A doutrina nacional que já enfrentou o tema divisa fundamentalmente três vertentes desse princípio da cooperação, entendidas como verdadeiros deveres do juiz na condução do processo: (i) dever de esclarecimento, consubstanciado na atividade do juiz de requerer às partes esclarecimentos sobre suas alegações e pedidos, o que naturalmente evita a decretação de nulidades e a equivocada interpretação do juiz a respeito de uma conduta assumida pela parte; (ii) dever de consultar, exigindo que o juiz sempre consulte as partes antes de proferir decisão, em tema já tratado quanto ao conhecimento de matérias e questões de ofícios; (iii) dever de prevenir, apontando às partes eventuais deficiências e permitindo suas devidas correções, evitando-se assim a declaração de nulidade, dando-se ênfase ao processo como genuíno mecanismo técnico de proteção de direito material. (Daniel Amorim Assumpção Neves, p. 15, Novo Código de Processo Civil Comentado artigo por artigo – 2016, Editora Juspodivm).

A terceira relação de cooperação sugerida pelo art. 6º do CPC é mais complexa. Teriam realmente as partes o dever de cooperarem entre si para a obtenção de decisão de mérito justa e efetiva?
Não se pode esquecer que as partes estarão no processo naturalmente em posições antagônicas, sendo difícil crer que uma colabora com a outra tendo como resultado a contrariedade de seus interesses. Nas palavras da melhor doutrina, “não se trata da aplicação da cooperação/colaboração das partes entre si e com o juiz, proposta há muito defendida por correntes doutrinárias estrangeiras, que ainda partem da premissa estatalista (socializadora) de subserviência das partes em relação a um juiz visto como figura prevalecente. Nem mesmo de uma visão romântica que induziria a crença de que as pessoas no processo querem, por vínculos de solidariedade, chegar ao resultado mais correto para o ordenamento jurídico. Essa utópica solidariedade processual não existe (nem nunca existiu); as partes querem ganhar e o juiz dar vazão à sua pesada carga de trabalho”.
Seguir a tendência de legislações estrangeiras, em especial a alemã, na propositura de um sistema coparticipativo/cooperativo é benéfico ao processo porque, centrando-se em deveres do juiz, permite uma participação mais ativa das partes na condução do processo e aumenta as chances de influenciarem de maneira efetiva na formação do convencimento judicial. Sob esse ponto de vista, é salutar falar em princípio cooperativo e o art. 6º do CPC deve ser saudado. (Daniel Amorim Assumpção Neves, pp. 15/16, Novo Código de Processo Civil Comentado artigo por artigo – 2016, Editora Juspodivm).

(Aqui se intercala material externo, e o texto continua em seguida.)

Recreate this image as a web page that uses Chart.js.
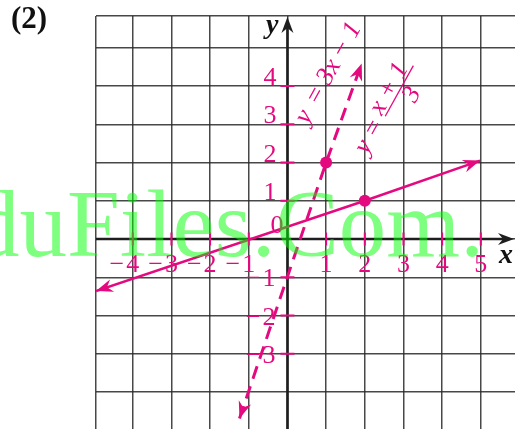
<!DOCTYPE html>
<html>
<head>
<meta charset="utf-8">
<script src="https://cdn.jsdelivr.net/npm/chart.js@4.4.1/dist/chart.umd.min.js"></script>
<style>
  html, body { margin: 0; padding: 0; background: #ffffff; }
  #wrap { position: relative; width: 515px; height: 429px; overflow: hidden; }
  canvas { display: block; }
</style>
</head>
<body>
<div id="wrap"><canvas id="c" width="515" height="429"></canvas></div>
<script>
// ---- data ----
const xMin = -4.95, xMax = 5.884;
const yMin = -4.966, yMax = 5.83;
const xGridValues = [-4, -3, -2, -1, 0, 1, 2, 3, 4, 5];
const yGridValues = [-4, -3, -2, -1, 0, 1, 2, 3, 4, 5];
const xTickValues = [-4, -3, -2, -1, 1, 2, 3, 4, 5];
const yTickValues = [-3, -2, -1, 1, 2, 3, 4];
// y = (x + 1) / 3  (solid, marked point at (2, 1))
const solidLineX = [-4.95, 2, 4.98];
const solidLineY = [-1.36, 1, 2.05];
// y = 3x - 1  (dashed, marked point at (1, 2))
const dashedLineX = [-1.24, 1, 1.92];
const dashedLineY = [-4.69, 2, 4.59];
const markedIndex = 1;

const pink = '#e5097f';
const gridColor = 'rgba(40,40,40,0.85)';
const axisColor = '#1e1e1e';
const serif = '"Liberation Serif", "DejaVu Serif", serif';

function toPoints(xs, ys) { return xs.map((x, i) => ({ x: x, y: ys[i] })); }
function radii(n, r) { const a = []; for (let i = 0; i < n; i++) a.push(i === markedIndex ? r : 0); return a; }

function arrowHead(ctx, tx, ty, fx, fy, L, W, color) {
  const a = Math.atan2(ty - fy, tx - fx);
  const dx = Math.cos(a), dy = Math.sin(a);
  const px = -dy, py = dx;
  ctx.save();
  ctx.fillStyle = color;
  ctx.beginPath();
  ctx.moveTo(tx, ty);
  ctx.lineTo(tx - L * dx + W * px, ty - L * dy + W * py);
  ctx.lineTo(tx - 0.68 * L * dx, ty - 0.68 * L * dy);
  ctx.lineTo(tx - L * dx - W * px, ty - L * dy - W * py);
  ctx.closePath();
  ctx.fill();
  ctx.restore();
}

// draws "−d" with the digit ending at xRight and a slightly wider minus
function drawLabel(ctx, v, xRight, yBase) {
  const digits = String(Math.abs(v));
  const dw = ctx.measureText(digits).width;
  ctx.textAlign = 'left';
  ctx.fillText(digits, xRight - dw, yBase);
  if (v < 0) {
    const mw = ctx.measureText('\u2212').width;
    ctx.fillText('\u2212', xRight - dw - mw - 2, yBase);
  }
}

const axesPlugin = {
  id: 'axesPlugin',
  beforeDatasetsDraw(chart) {
    const ctx = chart.ctx, xs = chart.scales.x, ys = chart.scales.y, ca = chart.chartArea;
    const x0 = xs.getPixelForValue(0), y0 = ys.getPixelForValue(0);
    ctx.save();
    // axes
    ctx.strokeStyle = axisColor;
    ctx.lineWidth = 2.6;
    ctx.beginPath();
    ctx.moveTo(ca.left, y0); ctx.lineTo(ca.right - 8, y0);
    ctx.moveTo(x0, ca.bottom); ctx.lineTo(x0, ca.top + 10);
    ctx.stroke();
    arrowHead(ctx, ca.right - 1, y0, ca.left, y0, 16, 6, axisColor);
    arrowHead(ctx, x0, ca.top + 1, x0, ca.bottom, 16, 6, axisColor);
    // pink tick marks
    ctx.strokeStyle = pink;
    ctx.lineWidth = 2;
    ctx.beginPath();
    xTickValues.forEach(v => { const p = xs.getPixelForValue(v); ctx.moveTo(p, y0 - 6.5); ctx.lineTo(p, y0 + 6.5); });
    yTickValues.forEach(v => { const p = ys.getPixelForValue(v); ctx.moveTo(x0 - 7, p); ctx.lineTo(x0 + 7, p); });
    ctx.stroke();
    // tick labels
    ctx.fillStyle = pink;
    ctx.font = '26px ' + serif;
    ctx.textBaseline = 'alphabetic';
    xTickValues.forEach(v => {
      const p = xs.getPixelForValue(v);
      const dw = ctx.measureText(String(Math.abs(v))).width;
      drawLabel(ctx, v, p + dw / 2, y0 + 33);
    });
    yTickValues.forEach(v => {
      const p = ys.getPixelForValue(v);
      if (v > 0) drawLabel(ctx, v, x0 - 11, p - 1);
      else drawLabel(ctx, v, x0 - 12, p + 9);
    });
    drawLabel(ctx, 0, x0 - 4, y0 - 6);
    // axis names
    ctx.fillStyle = '#111';
    ctx.font = 'bold italic 28px ' + serif;
    ctx.textAlign = 'right';
    ctx.fillText('y', x0 - 9, ca.top + 17);
    ctx.textAlign = 'left';
    ctx.fillText('x', ca.right - 16, y0 + 24);
    // title
    ctx.font = 'bold 31px ' + serif;
    ctx.fillText('(2)', 11, 28);
    ctx.restore();
  },
  afterDatasetsDraw(chart) {
    const ctx = chart.ctx, xs = chart.scales.x, ys = chart.scales.y;
    chart.data.datasets.forEach((ds, i) => {
      const pts = chart.getDatasetMeta(i).data;
      const n = pts.length;
      arrowHead(ctx, pts[n - 1].x, pts[n - 1].y, pts[n - 2].x, pts[n - 2].y, 17, 6.5, pink);
      arrowHead(ctx, pts[0].x, pts[0].y, pts[1].x, pts[1].y, 17, 6.5, pink);
    });
    // equation labels
    const ang = -61 * Math.PI / 180;
    ctx.save();
    ctx.fillStyle = pink;
    ctx.strokeStyle = pink;
    ctx.font = 'italic 26px ' + serif;
    ctx.textBaseline = 'alphabetic';
    // y = 3x - 1
    ctx.save();
    ctx.translate(xs.getPixelForValue(0.53), ys.getPixelForValue(3.0));
    ctx.rotate(ang);
    ctx.textAlign = 'left'; ctx.fillText('y', -1, 0);
    ctx.textAlign = 'center';
    ctx.fillText('=', 29, 0);
    ctx.fillText('3x', 56, 0);
    ctx.fillText('\u2212', 82, 0);
    ctx.fillText('1', 104, 0);
    ctx.restore();
    // y = (x + 1) / 3
    ctx.save();
    ctx.translate(xs.getPixelForValue(2.07), ys.getPixelForValue(2.21));
    ctx.rotate(ang);
    ctx.textAlign = 'left'; ctx.fillText('y', -1, 0);
    ctx.textAlign = 'center';
    ctx.fillText('=', 26, 0);
    ctx.fillText('x + 1', 68, -6);
    ctx.fillText('3', 74, 17);
    ctx.lineWidth = 1.3;
    ctx.beginPath(); ctx.moveTo(42, -3); ctx.lineTo(100, -3); ctx.stroke();
    ctx.restore();
    ctx.restore();
  },
  afterDraw(chart) {
    const ctx = chart.ctx;
    ctx.save();
    ctx.fillStyle = 'rgba(0,255,0,0.5)';
    ctx.font = '95px ' + serif;
    ctx.textAlign = 'left';
    ctx.textBaseline = 'alphabetic';
    const pre = ctx.measureText('Edu').width;
    ctx.fillText('EduFiles.Com.', 67 - pre, 256);
    ctx.restore();
  }
};

function gridTicks(minV, values) {
  return scale => { scale.ticks = [minV].concat(values).map(v => ({ value: v })); };
}
function gridTicksTop(maxV, values) {
  return scale => { scale.ticks = values.concat([maxV]).map(v => ({ value: v })); };
}

new Chart(document.getElementById('c'), {
  type: 'scatter',
  data: {
    datasets: [
      {
        label: 'y = (x + 1) / 3',
        data: toPoints(solidLineX, solidLineY),
        showLine: true,
        borderColor: pink,
        borderWidth: 2.6,
        pointRadius: radii(solidLineX.length, 6),
        pointHoverRadius: radii(solidLineX.length, 6),
        pointBackgroundColor: pink,
        pointBorderWidth: 0,
        tension: 0
      },
      {
        label: 'y = 3x - 1',
        data: toPoints(dashedLineX, dashedLineY),
        showLine: true,
        borderColor: pink,
        borderWidth: 3,
        borderDash: [13, 8],
        pointRadius: radii(dashedLineX.length, 6),
        pointHoverRadius: radii(dashedLineX.length, 6),
        pointBackgroundColor: pink,
        pointBorderWidth: 0,
        tension: 0
      }
    ]
  },
  options: {
    responsive: false,
    animation: false,
    events: [],
    layout: { padding: { left: 96, top: 16, right: 0, bottom: 0 }, autoPadding: false },
    plugins: { legend: { display: false }, tooltip: { enabled: false }, title: { display: false } },
    scales: {
      x: {
        type: 'linear', min: xMin, max: xMax,
        afterBuildTicks: gridTicks(xMin, xGridValues),
        ticks: { display: false },
        grid: { color: gridColor, lineWidth: 1.5, drawTicks: false },
        border: { display: false }
      },
      y: {
        type: 'linear', min: yMin, max: yMax,
        afterBuildTicks: gridTicksTop(yMax, yGridValues),
        ticks: { display: false },
        grid: { color: gridColor, lineWidth: 1.5, drawTicks: false },
        border: { display: false }
      }
    }
  },
  plugins: [axesPlugin]
});
</script>
</body>
</html>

Por outro lado, interpretar o dispositivo legal como previsão que exige das partas uma cooperação entre si, outorgando-lhes um dever que contraria seus próprios interesses defendidos em juízo, é utopia e tornará o dispositivo morto.
Por mais forte que seja a afirmação, entendo equivocada a frase estampada tempos atrás em adesivo distribuído pela Ordem de Advogados do Brasil aos advogados paulistas: “Sem advogado não se faz justiça”. Entendo que os advogados não devem procurar justiça, mas defender os interesses de seu cliente, parte no processo. Respeitando os princípios da boa-fé e da lealdade processual, cabe ao juiz fazer justiça e ao advogado buscar convencê—lo de que suas razões são as mais justas. (Daniel Amorim Assumpção Neves, p. 16, Novo Código de Processo Civil Comentado artigo por artigo – 2016, Editora Juspodivm).

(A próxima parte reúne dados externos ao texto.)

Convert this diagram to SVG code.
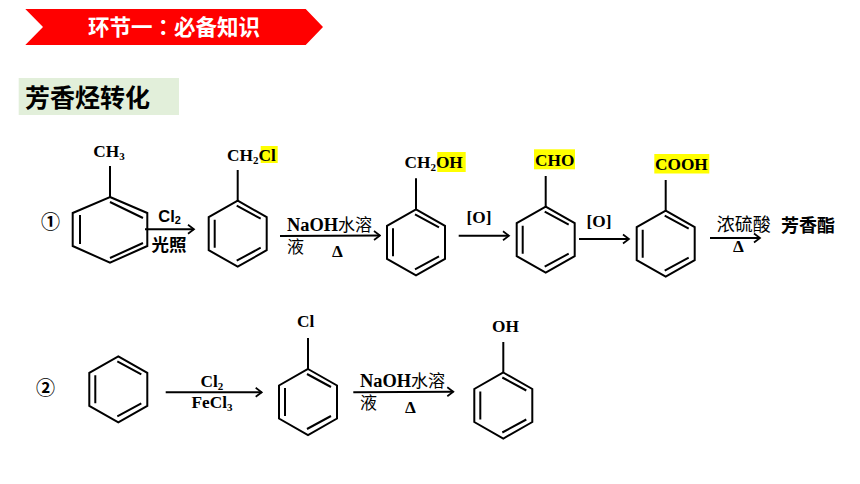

O art. 6º do CPC deve ser lido levando-se essa realidade em vista. Se já não é hoje mais politicamente correto afirmar que o processo é uma guerra – donde se fala em “paridade de armas” -, não se pode descartar o caráter litigioso do processo, tampouco o fato de que os interesses das partes são contrários e não tem qualquer sentido lógico, moral ou jurídico, exigir que uma delas sacrifique seus interesses em prol da parte contrária, contribuindo conscientemente para sua derrota.

Significa que será extremamente positiva a novidade consagrada no dispositivo ora comentado se sua interpretação for feita à luz de antiga e acertada lição de Piero Calamendrei: “O advogado que pretendesse exercer seu ministério com imparcialidade não só constituiria uma incômoda duplicada do juiz, mas seria deste o pior inimigo; porque, não preenchendo sua função de contrapor ao partidarismo do contraditor a reação equilibradora de um partidarismo em sentido inverso, favoreceria, acreditando ajudar a justiça, o triunfo da injustiça adversária”. (Daniel Amorim Assumpção Neves, p. 16, Novo Código de Processo Civil Comentado artigo por artigo – 2016, Editora Juspodivm).